For me, it started with Billy, the man I dated for four years and had vowed to marry. After you date someone, anyone, that long, the two of you become one in a sense. One is never referred to without the other and when speaking to one, you are more commonly speaking to both. People never knew me as just Evonne. More often then not it was Evonne and Billy, or Billy and Evonne.

After all, we were the "perfect couple" for a very long time.

Billy and I have been separated now for over a year and a half, but today I realized just exactly how long we were together when a friend I hadn't seen in a very long time asked me how he was doing, and when the wedding was to be. I was a bit embarrassed at first but after a brief moment of speechlessness from being unsure how to answer a question like that, I politely smiled and explained that he and I were no longer an "item," after which the tables of embarrassment turned.

It made me think just how long it had been Billy and Evonne, and how many people knew us as a pair, a couple. It made me think about names and how so often when two names are paired together they become set in stone, and that because of this there will always be someone asking, "How's Billy?" in every walk of my life.

For awhile I thought, only me ... this kind of thing only happens to me. But it doesn't. I started thinking about how many of my friends were a part of a "classic couple," and how many of those couples are still together today, and how many are not.

There's Joe and Dana, Crystal and Brad, Karena and Karl, all still together. And there's Chris and Sam, Ed and Lesley, John and Lesley, Jarrod and Mina, John and Mindy, and you and Laura, who were together long enough that the pairing of names still comes up in day-to-day conversation. People still ask one how the other is faring.

It was when I started thinking of this that I realized how now, somehow, in some weird perverted way, I've been thrown to the other end of the spectrum at the same time. I've somehow managed to get involved with one-half of a classic couple many times, but the most recent has hurt the most.

More than the hurt that comes from being asked how my former beau is faring is the hurt that comes from being the new half of a former classic couple and being asked what happened to your predecessor.

And even more than that is the pain of almost being ignored because people still don't see you as being a part of the picture. It's still Wil and Laura ... and Evonne? Who is she?

I guess I can understand our situation a little more when I factor in the reality of all your groups and clubs where you and Laura held the highest ranks and were always in a position of his and hers, mr and mrs, king and queen, or just boyfriend and girlfriend.

But when you still live together and are still invited to parties as Wil and Laura the couple, it hurts. It hurts a lot. But hey, what can I do? After all, as far as most are concerned I'm non- existent! It really sucks having to listen to you while you're on the phone, explaining to someone who I am.

And then of course to continue with, "Well, she won't be there, but Laura and I will." What was the point in you two breaking up?
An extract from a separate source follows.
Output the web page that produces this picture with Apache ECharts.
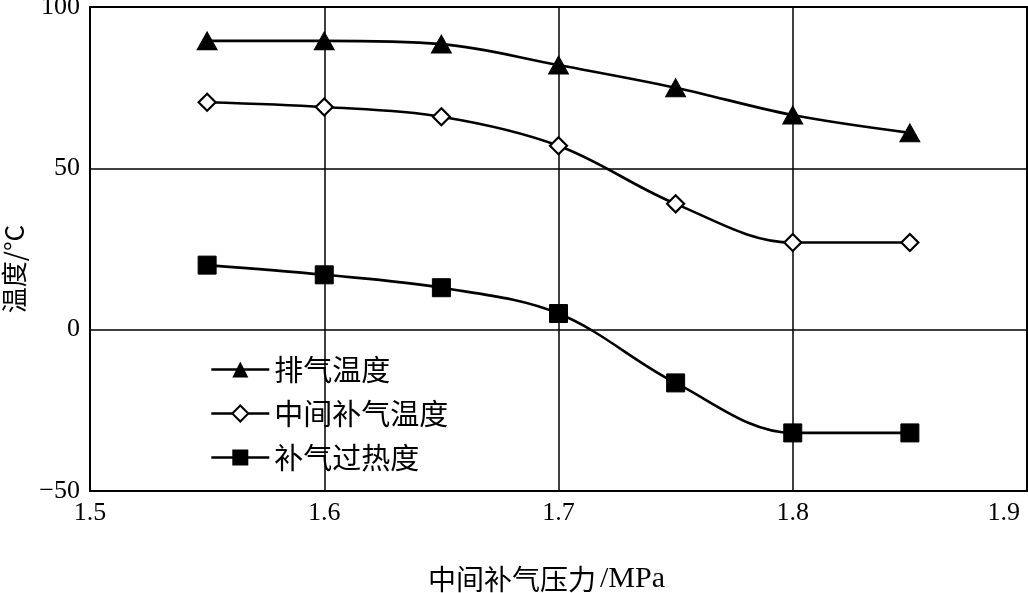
<!DOCTYPE html>
<html>
<head>
<meta charset="utf-8">
<script src="https://cdn.jsdelivr.net/npm/echarts@6/dist/echarts.min.js"></script>
<style>
html,body{margin:0;padding:0;background:#fff;}
#c{width:1028px;height:593px;}
</style>
</head>
<body>
<div id="c"></div>
<script>
const pressures = [1.55, 1.60, 1.65, 1.70, 1.75, 1.80, 1.85];
const exhaustTemp = [89.5, 89.5, 88.5, 82, 75, 66.5, 61];
const midTemp = [70.5, 69, 66, 57, 39, 27, 27];
const superheat = [20, 17, 13, 5, -16.5, -32, -32];
const seriesNames = ['排气温度', '中间补气温度', '补气过热度'];
const xTicks = [1.5, 1.6, 1.7, 1.8, 1.9];
const yTicks = [-50, 0, 50, 100];

const serif = '"Liberation Serif","DejaVu Serif",serif';
const cjk = '"Noto Sans CJK SC","Liberation Serif",serif';

function pairs(ys){ return pressures.map((x,i)=>[x, ys[i]]); }

const chart = echarts.init(document.getElementById('c'), null, {renderer:'canvas'});
chart.setOption({
  animation: false,
  backgroundColor: '#fff',
  grid: {left: 90, right: 1, top: 7, bottom: 102, outerBoundsMode: 'none', containLabel: false,
         show: true, borderColor: '#000', borderWidth: 2, backgroundColor: 'transparent'},
  xAxis: {
    type: 'value', min: xTicks[0], max: xTicks[xTicks.length-1], interval: 0.1,
    axisLine: {show: true, onZero: false, lineStyle: {color: '#000', width: 2}},
    axisTick: {show: false},
    splitLine: {show: true, lineStyle: {color: '#000', width: 1.5}},
    axisLabel: {color: '#000', fontFamily: serif, fontSize: 26, margin: 9, alignMaxLabel: 'right',
      formatter: v => Math.abs(v - xTicks[xTicks.length-1]) < 1e-9 ? '{r|' + v.toFixed(1) + '}' : v.toFixed(1),
      rich: {r: {fontFamily: serif, fontSize: 26, color: '#000', padding: [0, 7, 0, 0]}}},
    name: '{a|中间补气压力}{b|/MPa}', nameLocation: 'middle', nameGap: 73,
    nameTextStyle: {color: '#000', padding: [0, 24, 0, 0], rich: {
      a: {fontFamily: cjk, fontSize: 28, color: '#000'},
      b: {fontFamily: serif, fontSize: 30, color: '#000', padding: [0, 0, 0, 4]}}}
  },
  yAxis: {
    type: 'value', min: yTicks[0], max: yTicks[yTicks.length-1], interval: 50,
    axisLine: {show: true, onZero: false, lineStyle: {color: '#000', width: 2}},
    axisTick: {show: false},
    splitLine: {show: true, lineStyle: {color: '#000', width: 1.5}},
    axisLabel: {color: '#000', fontFamily: serif, fontSize: 26, margin: 10,
      formatter: v => v < 0 ? '\u2212' + Math.abs(v) : String(v)}
  },
  legend: {
    orient: 'vertical', left: 210, top: 355, padding: 0, itemWidth: 58, itemHeight: 20, itemGap: 15,
    lineStyle: {width: 2.6, color: '#000'},
    textStyle: {color: '#000', fontFamily: cjk, fontSize: 29, lineHeight: 29},
    data: seriesNames
  },
  graphic: [{
    type: 'text', x: 14, y: 269, rotation: Math.PI/2,
    style: {text: '温度/°C', fill: '#000', font: '26px ' + cjk, align: 'center', verticalAlign: 'middle'}
  }],
  series: [
    {name: seriesNames[0], type: 'line', smooth: 0.35, data: pairs(exhaustTemp),
     symbol: 'triangle', symbolSize: [20, 18],
     lineStyle: {color: '#000', width: 2.6}, itemStyle: {color: '#000', borderColor: '#000'}},
    {name: seriesNames[1], type: 'line', smooth: 0.35, data: pairs(midTemp),
     symbol: 'diamond', symbolSize: 17,
     lineStyle: {color: '#000', width: 2.6}, itemStyle: {color: '#fff', borderColor: '#000', borderWidth: 2.2}},
    {name: seriesNames[2], type: 'line', smooth: 0.35, data: pairs(superheat),
     symbol: 'rect', symbolSize: 18,
     lineStyle: {color: '#000', width: 2.6}, itemStyle: {color: '#000', borderColor: '#000'}}
  ]
});
</script>
</body>
</html>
Maybe it's selfish ... or maybe I'm just way too jealous for my own good. But it just hurts so much to know that here I am, upset because someone who would have no way of knowing I broke up with Billy damn near two years ago asks me how he's doing ... but there you are, seemingly encouraging people to believe nothing with you has changed and that I am, in fact, not a player in your fantasy. Or if I am, I'm certainly not a major one.

I guess I feel ashamed. Are you really that embarrassed by me? Or is there just no other way around it? I guess I'll never really know. And will you eventually get back together with Laura? Are you perhaps using me to pass the time until the two of you work things out? I guess I wont know that until that day comes, and I hear those dreaded words ...

"Babydoll, You know I love you ... but Laura and I have been doing a lot of talking lately ... and ..."

Maybe it's immature and maybe it's one of those things that makes me seventeen. But I hope that if you do get back together with her or with anyone, should we ever break apart, that one day, just once, someone will ask you, "Hey ... how's Evonne?"